The temporal perspective is significant. Testimony from former prisoners suggests that although there is no immediate post-liminal transition to another life stage for prisoners returning to their everyday lives of incarceration following visitation, the sense of visits contributing to some form of cumulative effect, as they are observed to do in the case of prison visitors, may in turn shed light on the functionality of prison visiting in terms of the punitive and rehabilitative intentions of prison systems. Within criminology and prison sociology, prison visiting is held to be an almost exclusively positive phenomenon; empirical evidence suggests a positive influence on inmates, in terms of improving successful reintegration on release, and lowering rates of recidivism (Holt and Miller 1972; Hairston 1991; Schafer 1991, 1994; Visher and Travis 2003; La Vigne et al. 2005; Bales and Mears 2008).

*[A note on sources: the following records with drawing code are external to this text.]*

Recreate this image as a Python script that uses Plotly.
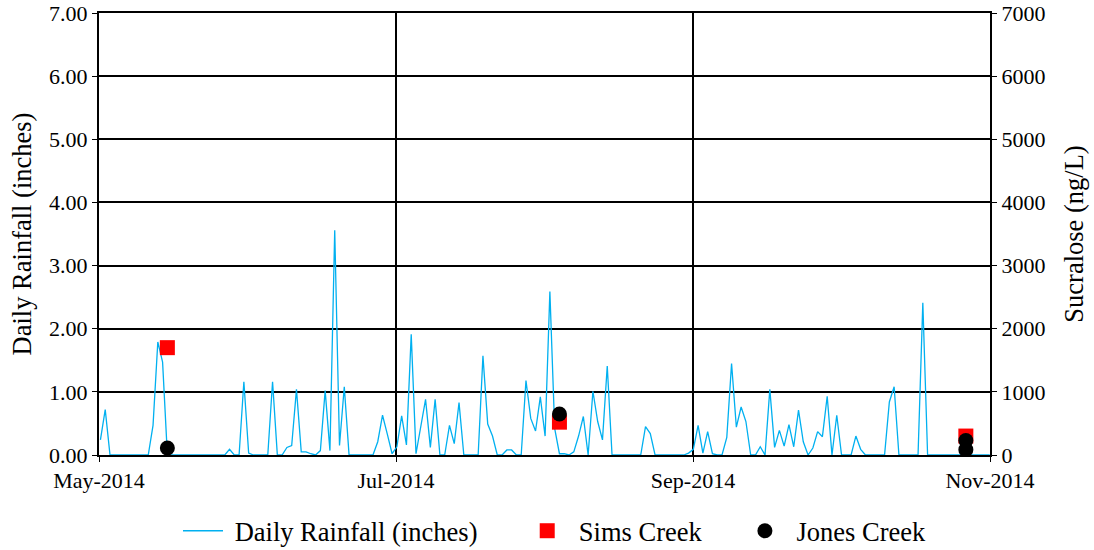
import plotly.graph_objects as go

# Day offsets from 1 May 2014 (one reading per day)
rainfall_in = [
    0.24, 0.72, 0, 0, 0, 0, 0, 0, 0, 0, 0,
    0.47, 1.79, 1.47, 0,
    0, 0, 0, 0, 0, 0, 0, 0, 0, 0, 0, 0,
    0.09, 0, 0, 1.16, 0.03, 0, 0, 0, 0,
    1.16, 0, 0, 0.12, 0.15, 1.04, 0.05, 0.05, 0.02, 0, 0.07, 1.02, 0.07, 3.56, 0.15, 1.08,
    0, 0, 0, 0, 0, 0,
    0.21, 0.63, 0.33, 0.02, 0.13, 0.62, 0.16, 1.91, 0.02, 0.45, 0.88, 0.12, 0.88, 0, 0,
    0.47, 0.18, 0.83, 0, 0, 0, 0,
    1.57, 0.49, 0.30, 0, 0, 0.08, 0.08, 0, 0,
    1.18, 0.58, 0.38, 0.92, 0.30, 2.59, 0.42, 0.02, 0.02, 0, 0.05, 0.30, 0.61, 0,
    1.01, 0.53, 0.24, 1.41,
    0, 0, 0, 0, 0, 0, 0,
    0.45, 0.34,
    0, 0, 0, 0, 0, 0, 0,
    0.03, 0.09, 0.47, 0.03, 0.37, 0.02, 0, 0, 0.28, 1.45, 0.44, 0.76, 0.53, 0, 0,
    0.13, 0, 1.04, 0.12, 0.39, 0.14, 0.48, 0.13, 0.71, 0.21, 0, 0.11, 0.37, 0.29, 0.93, 0,
    0.63, 0, 0, 0, 0.30, 0.09,
    0, 0, 0, 0, 0,
    0.84, 1.08,
    0, 0, 0, 0, 0,
    2.41,
    0, 0, 0, 0, 0, 0, 0, 0, 0, 0, 0, 0, 0, 0,
]
rain_days = list(range(len(rainfall_in)))

sims_days = [14, 96, 181]
sims_ngL = [1700, 520, 300]
jones_days = [14, 96, 181, 181]
jones_ngL = [110, 650, 230, 85]

x_range = [-0.3, 186.05]
tick_labels = ["May-2014", "Jul-2014", "Sep-2014", "Nov-2014"]
tick_pos = [x_range[0] + (x_range[1] - x_range[0]) * i / 3 for i in range(4)]

FONT = "Liberation Serif, Times New Roman, serif"
NB = "\u00a0"

fig = go.Figure()
fig.add_trace(go.Scatter(
    x=rain_days, y=rainfall_in, mode="lines",
    name=NB + "Daily Rainfall (inches)" + NB * 6,
    line=dict(color="#00B0F0", width=1.3), yaxis="y",
))
fig.add_trace(go.Scatter(
    x=sims_days, y=sims_ngL, mode="markers",
    name=NB + "Sims Creek" + NB * 5,
    marker=dict(symbol="square", size=15, color="#FF0000"), yaxis="y2",
))
fig.add_trace(go.Scatter(
    x=jones_days, y=jones_ngL, mode="markers",
    name=NB + "Jones Creek",
    marker=dict(symbol="circle", size=15, color="#000000"), yaxis="y2",
))

axis_common = dict(
    showline=True, linecolor="black", linewidth=2,
    ticks="outside", ticklen=5, tickcolor="black", zeroline=False,
    tickfont=dict(size=22), automargin=False,
)

fig.update_layout(
    width=1094, height=550,
    margin=dict(l=99, r=104, t=13, b=95),
    paper_bgcolor="white", plot_bgcolor="white",
    font=dict(family=FONT, size=22, color="black"),
    showlegend=True,
    legend=dict(orientation="h", xref="container", x=178 / 1094, xanchor="left",
                yref="container", y=1 - 531 / 550, yanchor="middle",
                font=dict(size=26.5), itemwidth=40, traceorder="normal"),
    xaxis=dict(
        range=x_range, tickvals=tick_pos, ticktext=tick_labels,
        showgrid=True, gridcolor="black", gridwidth=2, mirror=True,
        **axis_common,
    ),
    yaxis=dict(
        range=[0, 7], dtick=1, tickformat=".2f",
        showgrid=True, gridcolor="black", gridwidth=2,
        title=dict(text="Daily Rainfall (inches)", font=dict(size=26.5), standoff=10),
        **axis_common,
    ),
    yaxis2=dict(
        range=[0, 7000], dtick=1000, overlaying="y", side="right",
        showgrid=False,
        title=dict(text="Sucralose (ng/L)", font=dict(size=26.5), standoff=20),
        **axis_common,
    ),
)

fig.write_html("out.html")
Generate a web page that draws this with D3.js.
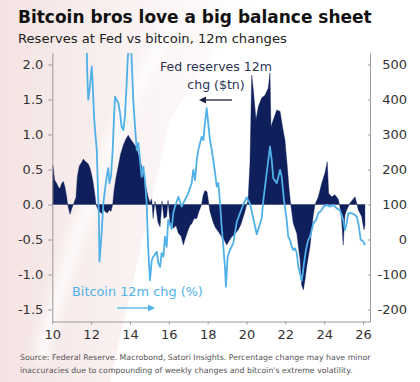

The mechanisms through which visiting has this effect, while poorly understood, are assumed to relate to the maintenance of contact with family and community, in order to smooth what can be a traumatic transition to life on the ‘outside’. The evidence presented here, while pertaining to one particular penal context, suggests that an understanding of prison visiting as a liminal space repeatedly and cumulatively experienced by both prisoners and visitors may be a useful theoretical construct for understanding the positive effects of prison visitation. Future research on prison visiting might therefore usefully integrate a consideration of the spatial and material context of visiting rooms, employing a critical constructivist approach to deconstructing the liminality of visiting space.